Facebook's virtual reality subsidiary Oculus is presently amid a major hiring spree, looking to add 453 new employees to its ranks, as revealed by the company's official career pages. Researchers are the most sought-after experts, with related positions accounting for nearly 20 percent of all job postings published by the firm. Oculus is also offering a wide variety of paid internship positions, most of which have the potential to turn into full-time employment. The Menlo Park, California-based VR firm nearly tripled the number of its openings in the final month of the year, Road to VR reports, citing its own data.

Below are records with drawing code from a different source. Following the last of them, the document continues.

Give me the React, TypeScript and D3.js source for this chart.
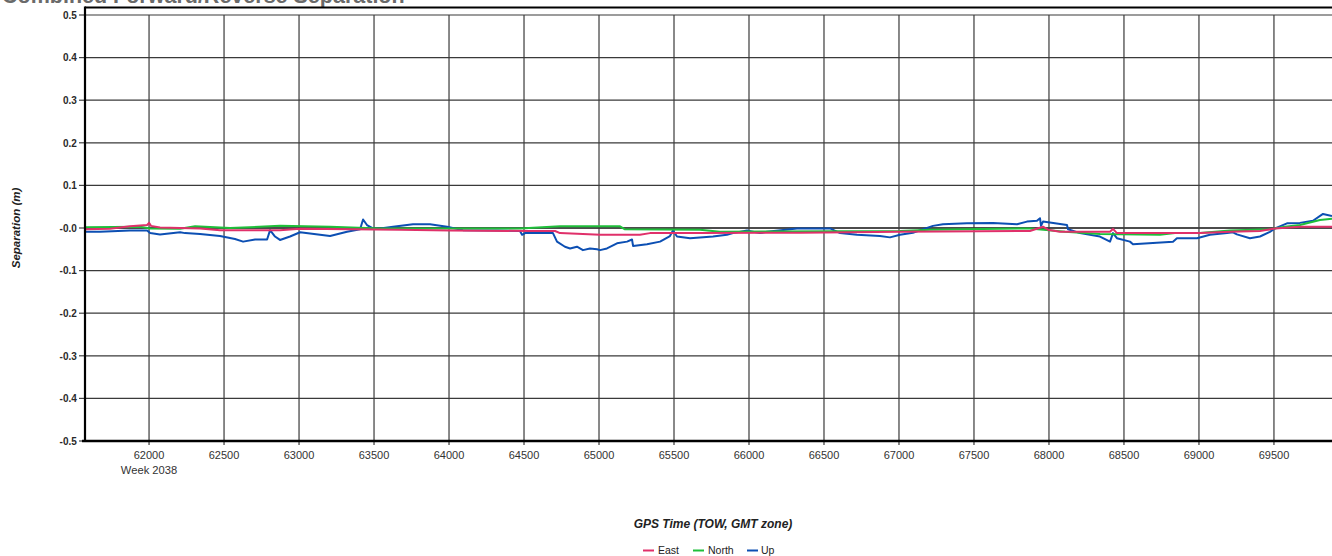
import React from "react";
import * as d3 from "d3";

const W = 1332;
const H = 556;

const titleText = "Combined Forward/Reverse Separation";
const xAxisTitle = "GPS Time (TOW, GMT zone)";
const yAxisTitle = "Separation (m)";
const weekLabel = "Week 2038";

const xTicks = [62000, 62500, 63000, 63500, 64000, 64500, 65000, 65500, 66000, 66500, 67000, 67500, 68000, 68500, 69000, 69500];
const yTicks = [0.5, 0.4, 0.3, 0.2, 0.1, 0.0, -0.1, -0.2, -0.3, -0.4, -0.5];
const yTickLabels = ["0.5", "0.4", "0.3", "0.2", "0.1", "-0.0", "-0.1", "-0.2", "-0.3", "-0.4", "-0.5"];

const seriesNames = ["East", "North", "Up"];
const seriesColors = ["#e0306a", "#1fbf3a", "#0c4fb3"];

const upTow = [61573, 61673, 61873, 61987, 62007, 62073, 62207, 62240, 62340, 62473, 62573, 62627, 62707, 62787, 62807, 62840, 62873, 62940, 63007, 63140, 63207, 63320, 63407, 63427, 63453, 63493, 63540, 63627, 63760, 63873, 63987, 64093, 64320, 64473, 64487, 64507, 64693, 64720, 64773, 64807, 64853, 64893, 64940, 64987, 65007, 65053, 65120, 65187, 65220, 65227, 65320, 65407, 65473, 65493, 65520, 65607, 65760, 65853, 65893, 65987, 66073, 66120, 66320, 66540, 66607, 66720, 66873, 66940, 67007, 67093, 67227, 67293, 67453, 67627, 67787, 67853, 67920, 67940, 67947, 67960, 68120, 68127, 68207, 68340, 68407, 68427, 68453, 68540, 68560, 68693, 68827, 68853, 68987, 69073, 69187, 69227, 69253, 69340, 69407, 69473, 69507, 69587, 69673, 69760, 69827, 69887];
const upVal = [-0.009, -0.009, -0.006, -0.006, -0.012, -0.015, -0.010, -0.012, -0.014, -0.019, -0.026, -0.032, -0.027, -0.027, -0.005, -0.020, -0.028, -0.020, -0.010, -0.016, -0.019, -0.009, -0.003, 0.020, 0.007, -0.001, -0.001, 0.003, 0.009, 0.009, 0.003, -0.005, -0.006, -0.007, -0.016, -0.012, -0.012, -0.032, -0.044, -0.048, -0.044, -0.052, -0.048, -0.050, -0.052, -0.048, -0.036, -0.032, -0.027, -0.042, -0.038, -0.032, -0.019, -0.006, -0.020, -0.024, -0.020, -0.016, -0.012, -0.006, -0.012, -0.009, -0.001, -0.001, -0.012, -0.016, -0.019, -0.022, -0.016, -0.011, 0.005, 0.009, 0.011, 0.012, 0.009, 0.015, 0.017, 0.023, 0.005, 0.015, 0.007, -0.003, -0.012, -0.020, -0.032, -0.012, -0.024, -0.032, -0.038, -0.035, -0.032, -0.024, -0.024, -0.016, -0.012, -0.010, -0.015, -0.024, -0.020, -0.009, -0.001, 0.011, 0.012, 0.017, 0.033, 0.028];

const northTow = [61573, 61940, 62007, 62207, 62307, 62540, 62873, 63207, 63540, 64473, 64740, 65140, 65173, 65673, 65807, 66140, 67007, 67207, 67873, 68107, 68340, 68740, 68840, 69007, 69207, 69473, 69573, 69673, 69807, 69887];
const northVal = [0.002, 0.003, -0.001, -0.002, 0.004, 0.000, 0.005, 0.003, -0.001, -0.001, 0.004, 0.004, -0.003, -0.004, -0.009, -0.008, -0.007, -0.004, -0.001, -0.009, -0.014, -0.016, -0.012, -0.012, -0.006, -0.003, 0.003, 0.007, 0.019, 0.022];

const eastTow = [61573, 61740, 61873, 61987, 62000, 62013, 62073, 62340, 62473, 62873, 63007, 63673, 64007, 64540, 64707, 64740, 65007, 65273, 65340, 65673, 66340, 67007, 67873, 67960, 67993, 68073, 68407, 68427, 68453, 69007, 69207, 69407, 69507, 69673, 69887];
const eastVal = [-0.003, -0.002, 0.004, 0.007, 0.012, 0.005, 0.001, -0.001, -0.005, -0.005, -0.002, -0.004, -0.006, -0.007, -0.007, -0.012, -0.016, -0.016, -0.012, -0.012, -0.011, -0.009, -0.007, 0.003, -0.004, -0.009, -0.009, -0.002, -0.012, -0.012, -0.009, -0.007, -0.001, 0.003, 0.003];

const FONT = "'Liberation Sans', Arial, sans-serif";

export default function App() {
  const left = 85;
  const right = 1332;
  const top = 15;
  const bottom = 441;
  const x = d3.scaleLinear().domain([61573, 69887]).range([left, right]);
  const y = d3.scaleLinear().domain([-0.5, 0.5]).range([bottom, top]);

  const line = d3
    .line<[number, number]>()
    .x((d) => x(d[0]))
    .y((d) => y(d[1]));

  const zip = (a: number[], b: number[]) => a.map((t, i) => [t, b[i]] as [number, number]);
  const series = [
    { name: "Up", color: seriesColors[2], data: zip(upTow, upVal) },
    { name: "North", color: seriesColors[1], data: zip(northTow, northVal) },
    { name: "East", color: seriesColors[0], data: zip(eastTow, eastVal) },
  ];

  const legendItems = [
    { name: seriesNames[0], color: seriesColors[0], lx: 643, tx: 658 },
    { name: seriesNames[1], color: seriesColors[1], lx: 693, tx: 708 },
    { name: seriesNames[2], color: seriesColors[2], lx: 747, tx: 761 },
  ];

  return (
    <div style={{ position: "fixed", left: 0, top: 0, width: W, height: H, background: "#fff" }}>
      <svg width={W} height={H} style={{ display: "block", fontFamily: FONT }}>
        <defs>
          <clipPath id="plotclip">
            <rect x={left} y={top - 8} width={right - left} height={bottom - top + 8} />
          </clipPath>
        </defs>
        <text x={2} y={3} fontSize={21.5} fontWeight="bold" fill="#6a6a6a">
          {titleText}
        </text>

        {/* horizontal gridlines */}
        {yTicks.map((t) => (
          <line
            key={"h" + t}
            x1={left}
            x2={right}
            y1={y(t)}
            y2={y(t)}
            stroke={t === 0 ? "#111" : "#3a3a3a"}
            strokeWidth={t === 0 ? 1.5 : 1.2}
          />
        ))}
        {/* vertical gridlines */}
        {xTicks.map((t) => (
          <line key={"v" + t} x1={x(t)} x2={x(t)} y1={top} y2={bottom + 4} stroke="#3a3a3a" strokeWidth={1.2} />
        ))}

        {/* y ticks */}
        {yTicks.map((t, i) => (
          <g key={"yt" + t}>
            <line x1={79} x2={left} y1={y(t)} y2={y(t)} stroke="#444" strokeWidth={1.2} />
            <text x={76.8} y={y(t) + 3.7} fontSize={10} fontWeight="bold" textAnchor="end" fill="#2a2a2a">
              {yTickLabels[i]}
            </text>
          </g>
        ))}

        {/* x tick labels */}
        {xTicks.map((t) => (
          <text key={"xl" + t} x={x(t)} y={459} fontSize={11} textAnchor="middle" fill="#333">
            {t}
          </text>
        ))}
        <text x={x(62000)} y={474} fontSize={11.2} textAnchor="middle" fill="#333">
          {weekLabel}
        </text>

        {/* series */}
        <g clipPath="url(#plotclip)">
          {series.map((s) => (
            <path key={s.name} d={line(s.data) || ""} fill="none" stroke={s.color} strokeWidth={2} strokeLinejoin="round" />
          ))}
        </g>

        {/* frame */}
        <line x1={left} x2={right} y1={7.5} y2={7.5} stroke="#000" strokeWidth={2} />
        <line x1={left} x2={left} y1={6.5} y2={bottom + 1} stroke="#000" strokeWidth={2.2} />
        <line x1={82} x2={right} y1={bottom} y2={bottom} stroke="#000" strokeWidth={2.5} />

        {/* axis titles */}
        <text x={713} y={528} fontSize={12} fontWeight="bold" fontStyle="italic" textAnchor="middle" fill="#222">
          {xAxisTitle}
        </text>
        <text
          transform={`translate(19.5, ${y(0)}) rotate(-90)`}
          fontSize={11.5}
          fontWeight="bold"
          fontStyle="italic"
          textAnchor="middle"
          fill="#222"
        >
          {yAxisTitle}
        </text>

        {/* legend */}
        {legendItems.map((it) => (
          <g key={it.name}>
            <line x1={it.lx} x2={it.lx + 11} y1={550.5} y2={550.5} stroke={it.color} strokeWidth={2} />
            <text x={it.tx} y={554} fontSize={10.5} fill="#222">
              {it.name}
            </text>
          </g>
        ))}
      </svg>
    </div>
  );
}
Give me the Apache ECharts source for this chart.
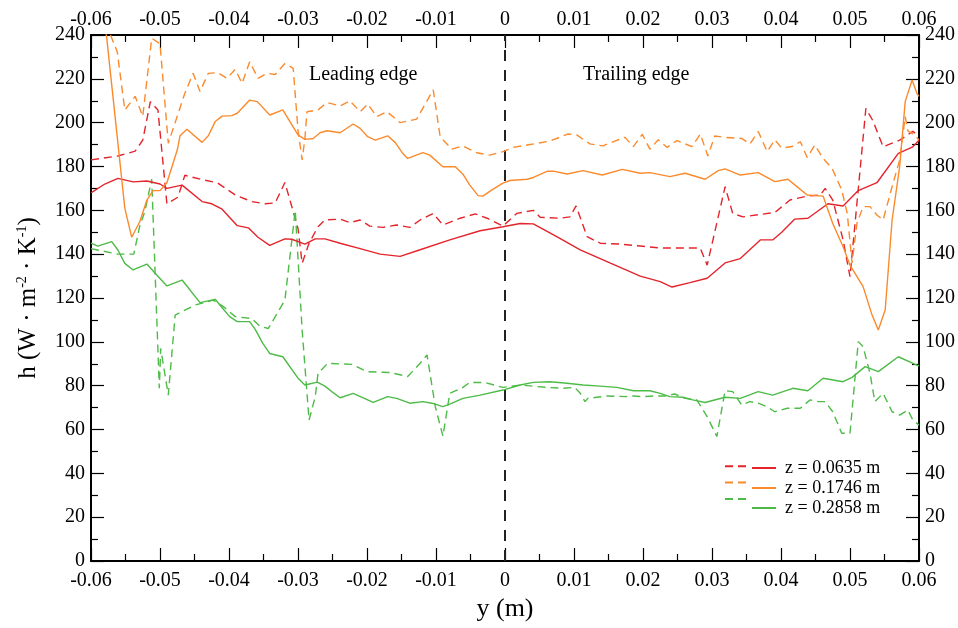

An Oculus official said the increase is meant to be reflective of the company's growing ambitions in the VR and augmented reality segments, as well as its "commitment" to the emerging technology. The spike in offered positions over the final month of the year may also coincide with a new annual budget being approved, though it's presently unclear how many more projects did Oculus opt to pursue over the course of this year. The company presently employs less than 1,000 people, according to data collected by Crunchbase, suggesting it's now looking to beef up its workforce by approximately 50 percent. Such a move is likely indicative of new major projects being in the works, some industry watchers believe. In total, Oculus is looking to fill new positions across 15 of its offices around the world.
Oculus is nearing its fourth year under Facebook, having been acquired by the social media giant in early 2014. Facebook Chief Executive Officer Mark Zuckerberg sees VR and AR as some of the major emerging technologies of the future that have the potential to revolutionize the manner in which people consume media and interact with computers. The company has been pursuing a wide variety of projects in recent years, ranging from new hardware to social VR and filmmaking. It's set to release its first standalone headset in the form of the Oculus Go later this year and was recently credited with the invention of a new unit of time. VR as a whole is still in its infancy but is projected to grow into a $40 billion industry by 2020, according to some estimates.